Nancy Pelosi is one of the most influential politicians in the United States. As Speaker of the House for many years, she shaped legislation and steered budgets. But outside Washington, her name has become linked to something else: stock trading.

Financial disclosures filed by her household drew massive attention online. Observers noticed that certain trades — in companies like Google, Microsoft, and Tesla — performed remarkably well. The internet turned those filings into memes, charts, and debates. And from there, a new digital tool emerged.

Pelosi Stock Tracker

One of the best-known platforms is the website pelositracker.app. It republishes official disclosures required under the STOCK Act and presents them in a simple, continuously updated feed.

Although Pelosi’s name is in the title, the site tracks trades from many lawmakers, not just her household. Still, her disclosures became the most widely followed and gave the platform its identity.

The site does not provide financial advice. Trades may appear weeks after they are executed, meaning it cannot be used as a real-time signal for investing. Instead, it removes the complexity of government portals and presents the disclosures in a format that is easier to follow.

The Background

The STOCK Act, passed in 2012, requires members of Congress to disclose certain trades within a fixed timeframe. These reports are public, but until recently, they were buried in hard-to-search databases.

Pelosi’s filings drew attention because of their scale and consistent results. Analysts and hobbyist traders noted that over several years her household’s portfolio not only mirrored broader market trends but, at times, outperformed the S&P 500. This pattern encouraged comparisons, commentary, and ultimately the creation of apps that made such disclosures easier to follow.

How the App Works

The Pelosi Stock Tracker offers:

  • A running feed of disclosed trades
  • Historical archives of past transactions
  • Market performance comparisons

But every entry comes with a built-in delay — up to 45 days between trade execution and disclosure. That gap ensures that anyone trying to ‘copy trade’ a politician is usually too late.

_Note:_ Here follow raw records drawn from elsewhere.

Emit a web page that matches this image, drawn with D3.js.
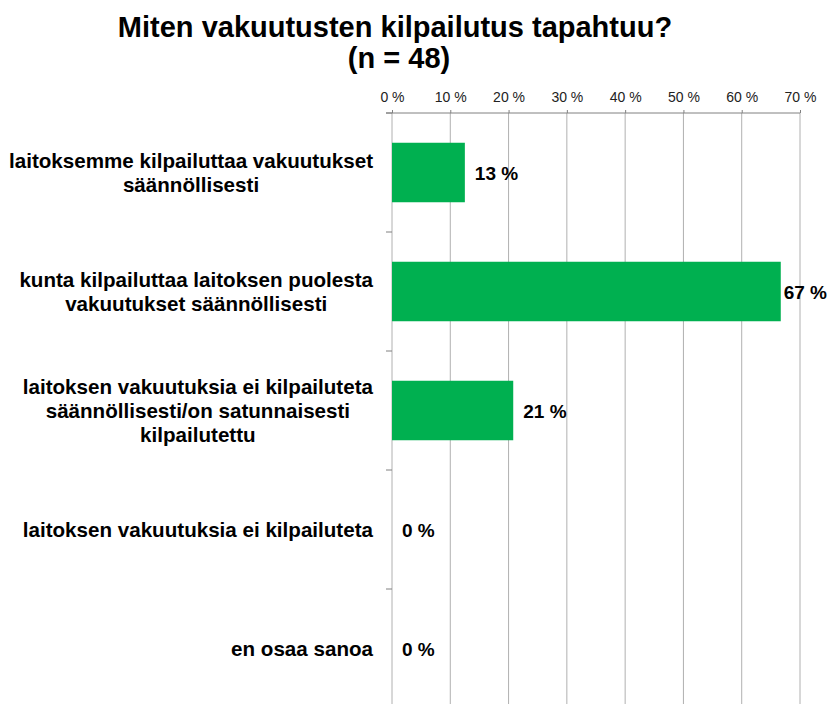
<!DOCTYPE html>
<html>
<head>
<meta charset="utf-8">
<script src="https://cdn.jsdelivr.net/npm/d3@7"></script>
<style>
  html, body { margin: 0; padding: 0; background: #fff; }
  svg { display: block; font-family: "Liberation Sans", Arial, sans-serif; }
</style>
</head>
<body>
<div id="chart"></div>
<script>
// chart data
var titleLines = ["Miten vakuutusten kilpailutus tapahtuu?", "(n = 48)"];
var categories = [
  ["laitoksemme kilpailuttaa vakuutukset", "säännöllisesti"],
  ["kunta kilpailuttaa laitoksen puolesta", "vakuutukset säännöllisesti"],
  ["laitoksen vakuutuksia ei kilpailuteta", "säännöllisesti/on satunnaisesti", "kilpailutettu"],
  ["laitoksen vakuutuksia ei kilpailuteta"],
  ["en osaa sanoa"]
];
var values = [12.5, 66.7, 20.8, 0, 0];
var tickValues = [0, 10, 20, 30, 40, 50, 60, 70];

var width = 829, height = 704;
var plot = {left: 392, right: 800, top: 113, bottom: 708};

var svg = d3.select("#chart").append("svg")
  .attr("width", width)
  .attr("height", height);

// title
svg.append("text")
  .attr("text-anchor", "middle")
  .attr("font-size", 29)
  .attr("font-weight", "bold")
  .attr("fill", "#000")
  .selectAll("tspan")
  .data(titleLines)
  .enter().append("tspan")
  .attr("x", (d, i) => i == 0 ? 395 : 399)
  .attr("y", (d, i) => 37 + i * 31)
  .text(d => d);

var x = d3.scaleLinear().domain([0, 70]).range([plot.left, plot.right]);
var y = d3.scaleBand()
  .domain(d3.range(categories.length))
  .range([plot.top, plot.bottom])
  .paddingInner(0.5)
  .paddingOuter(0.25);
var step = y.step();

// gridlines
svg.append("g")
  .selectAll("line")
  .data(tickValues)
  .enter().append("line")
  .attr("x1", d => x(d)).attr("x2", d => x(d))
  .attr("y1", plot.top).attr("y2", plot.bottom)
  .attr("stroke", "#b0b0b0")
  .attr("stroke-width", 1);

// top axis
var axis = d3.axisTop(x)
  .tickValues(tickValues)
  .tickSize(3)
  .tickPadding(8)
  .tickFormat(d => d + " %");

var axisGroup = svg.append("g")
  .attr("transform", "translate(0," + plot.top + ")")
  .call(axis);
axisGroup.select(".domain").remove();
axisGroup.selectAll(".tick line").attr("stroke", "#808080");
axisGroup.selectAll(".tick text")
  .attr("font-size", 14)
  .attr("font-family", "Liberation Sans, Arial, sans-serif")
  .attr("fill", "#222");
axisGroup.append("line")
  .attr("x1", plot.left - 6).attr("x2", plot.right)
  .attr("y1", 0).attr("y2", 0)
  .attr("stroke", "#808080");

// category axis ticks at band boundaries
var boundaries = d3.range(categories.length + 1).map(i => plot.top + i * step);
svg.append("g")
  .selectAll("line")
  .data(boundaries)
  .enter().append("line")
  .attr("x1", plot.left - 6).attr("x2", plot.left)
  .attr("y1", d => d).attr("y2", d => d)
  .attr("stroke", "#808080");

// bars
svg.append("g")
  .selectAll("rect")
  .data(values)
  .enter().append("rect")
  .attr("x", x(0))
  .attr("y", (d, i) => y(i))
  .attr("width", d => x(d) - x(0))
  .attr("height", y.bandwidth())
  .attr("fill", "#00b050");

// value labels
svg.append("g")
  .selectAll("text")
  .data(values)
  .enter().append("text")
  .attr("font-size", 19)
  .attr("font-weight", "bold")
  .attr("fill", "#000")
  .attr("y", (d, i) => y(i) + y.bandwidth() / 2 + 7)
  .text(d => Math.round(d) + " %")
  .attr("x", function(d) {
    var w = this.getComputedTextLength();
    return Math.min(x(d) + 10, width - 2 - w);
  });

// category labels, centred lines in a right-aligned block
var lineHeight = 24;
var catGroups = svg.append("g")
  .selectAll("g")
  .data(categories)
  .enter().append("g");

catGroups.each(function(lines, i) {
  var g = d3.select(this);
  var cy = y(i) + y.bandwidth() / 2;
  var texts = g.selectAll("text")
    .data(lines)
    .enter().append("text")
    .attr("font-size", 20.6)
    .attr("font-weight", "bold")
    .attr("fill", "#000")
    .attr("text-anchor", "middle")
    .attr("y", (d, j) => cy - (lines.length - 1) / 2 * lineHeight + j * lineHeight + 7)
    .text(d => d);
  var maxW = d3.max(texts.nodes(), n => n.getComputedTextLength());
  texts.attr("x", 373 - maxW / 2);
});
</script>
</body>
</html>
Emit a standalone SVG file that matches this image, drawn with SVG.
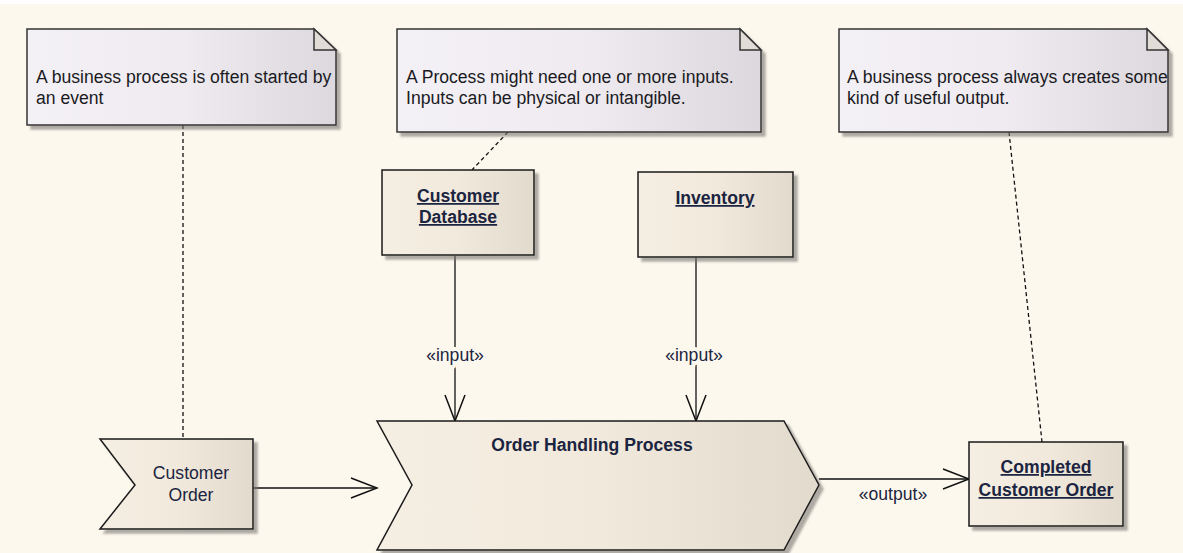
<svg xmlns="http://www.w3.org/2000/svg" width="1183" height="553" viewBox="0 0 1183 553">
<style>
  text { font-family: "Liberation Sans", Arial, sans-serif; font-size: 17.6px; }
  .note { fill: url(#noteGrad); stroke: #333; stroke-width: 1.5; filter: url(#shadow); }
  .fold { fill: #E2DCD6; stroke: #333; stroke-width: 1.5; }
  .node { fill: url(#nodeGrad); stroke: #1a1a1a; stroke-width: 1.5; filter: url(#shadow); }
  .ntext { fill: #1a1a22; }
  .label { fill: #1b2440; text-anchor: middle; }
  .bold { font-weight: bold; }
  .ul { text-decoration: underline; }
  .conn { fill: none; stroke: #111; stroke-width: 1.3; }
  .dash { fill: none; stroke: #111; stroke-width: 1.3; stroke-dasharray: 4 3; }
  .clabel { fill: #1b2440; text-anchor: middle; stroke: #FCF8EE; stroke-width: 8; paint-order: stroke; stroke-linejoin: round; }
</style>
<defs>
  <linearGradient id="noteGrad" x1="0" y1="0" x2="1" y2="0">
    <stop offset="0" stop-color="#F4F1F6"/>
    <stop offset="0.5" stop-color="#EFEBF0"/>
    <stop offset="1" stop-color="#DCD8DE"/>
  </linearGradient>
  <linearGradient id="nodeGrad" x1="0" y1="0" x2="1" y2="0">
    <stop offset="0" stop-color="#F5EEE2"/>
    <stop offset="0.5" stop-color="#F1E9DC"/>
    <stop offset="1" stop-color="#E2DACD"/>
  </linearGradient>
  <filter id="shadow" x="-10%" y="-10%" width="130%" height="130%">
    <feDropShadow dx="4" dy="4" stdDeviation="1.2" flood-color="#7a7670" flood-opacity="0.6"/>
  </filter>
  <marker id="open" viewBox="-28 -12 30 24" refX="0" refY="0" markerWidth="30" markerHeight="24" markerUnits="userSpaceOnUse" orient="auto">
    <path d="M-26,-10 L0,0 L-26,10" fill="none" stroke="#111" stroke-width="1.5"/>
  </marker>
</defs>
<rect x="0" y="0" width="1183" height="553" fill="#FCF8EE"/>
<rect x="0" y="0" width="1183" height="4" fill="#FFFFFF"/>

<g id="connectors">
  <path class="dash" d="M183,125 L183,439"/>
  <path class="dash" d="M508,132 L472,170"/>
  <path class="dash" d="M1009,132 L1042,442"/>
  <path class="conn" d="M253,488 L377,488" marker-end="url(#open)"/>
  <path class="conn" d="M455,256 L455,421" marker-end="url(#open)"/>
  <path class="conn" d="M696,257 L696,421" marker-end="url(#open)"/>
  <path class="conn" d="M819,479 L969,479" marker-end="url(#open)"/>
  <text class="clabel" x="455" y="361">«input»</text>
  <text class="clabel" x="694" y="361">«input»</text>
  <text class="clabel" x="893" y="500" style="stroke:none">«output»</text>
</g>

<g id="note1">
  <path class="note" d="M27,29 L314,29 L336,50 L336,125 L27,125 Z"/>
  <path class="fold" d="M314,29 L314,50 L336,50 Z"/>
  <text class="ntext" x="36" y="83">A business process is often started by</text>
  <text class="ntext" x="36" y="104">an event</text>
</g>

<g id="note2">
  <path class="note" d="M397,29 L740,29 L761,50 L761,132 L397,132 Z"/>
  <path class="fold" d="M740,29 L740,50 L761,50 Z"/>
  <text class="ntext" x="406" y="83">A Process might need one or more inputs.</text>
  <text class="ntext" x="406" y="104">Inputs can be physical or intangible.</text>
</g>

<g id="note3">
  <path class="note" d="M839,29 L1147,29 L1168,50 L1168,132 L839,132 Z"/>
  <path class="fold" d="M1147,29 L1147,50 L1168,50 Z"/>
  <text class="ntext" x="847" y="83">A business process always creates some</text>
  <text class="ntext" x="847" y="104">kind of useful output.</text>
</g>

<g id="customer-database">
  <rect class="node" x="382" y="170" width="152" height="85"/>
  <text class="label bold ul" x="458" y="202">Customer</text>
  <text class="label bold ul" x="458" y="223">Database</text>
</g>

<g id="inventory">
  <rect class="node" x="638" y="172" width="155" height="85"/>
  <text class="label bold ul" x="715" y="204">Inventory</text>
</g>

<g id="customer-order">
  <path class="node" d="M100,439 L253,439 L253,529 L100,529 L135,485 Z"/>
  <text class="label" x="191" y="479">Customer</text>
  <text class="label" x="191" y="501">Order</text>
</g>

<g id="order-handling-process">
  <path class="node" d="M377,421 L784,421 L819,485 L784,550 L377,550 L412,485 Z"/>
  <text class="label bold" x="592" y="451">Order Handling Process</text>
</g>

<g id="completed-customer-order">
  <rect class="node" x="969" y="442" width="154" height="84"/>
  <text class="label bold ul" x="1046" y="473">Completed</text>
  <text class="label bold ul" x="1046" y="496">Customer Order</text>
</g>
</svg>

Other Apps and Experiments

PelosiTracker is not the only project of its kind. Several independent tools now exist, some designed mainly for transparency, others edging closer to trading utilities.

One of the more widely publicized examples is Autopilot, an app that lets users automatically mirror the portfolios of high-profile investors, hedge funds, and even politicians once disclosures are made public. While it cannot bypass the reporting delays — meaning it offers no guarantee of profit — Autopilot shows how public curiosity is evolving into interactive platforms where political transparency and personal finance intersect.

For a quick overview, here is a short news segment from The National Desk explaining how the app works:

Has Anyone Made Money From It?

Not in a systematic way. Some trades look brilliant in hindsight, but by the time they appear publicly, the market has usually moved on. There is no credible evidence that ordinary users have generated lasting profits by shadowing congressional portfolios.

What these platforms do generate is visibility. They give citizens a way to watch what lawmakers are doing with their personal wealth, and to question whether the incentives align with their public duties.

The Bigger Question

Using the Pelosi Stock Tracker or similar apps is not a path to quick profits. Their purpose is to make visible how politics and money intersect in ways that are usually hidden from public view. That visibility raises questions: Should lawmakers be allowed to trade individual stocks at all? Does disclosure go far enough? And how close does this activity come to insider trading, even if it remains technically legal?

Conclusion

Platforms like the Pelosi Stock Tracker make congressional trading harder to ignore. By pulling disclosures out of government portals and into simple feeds, they move the discussion from technical filings into public debate. Whether that debate results in reform or remains just another form of political entertainment is uncertain — but the trades themselves are no longer invisible.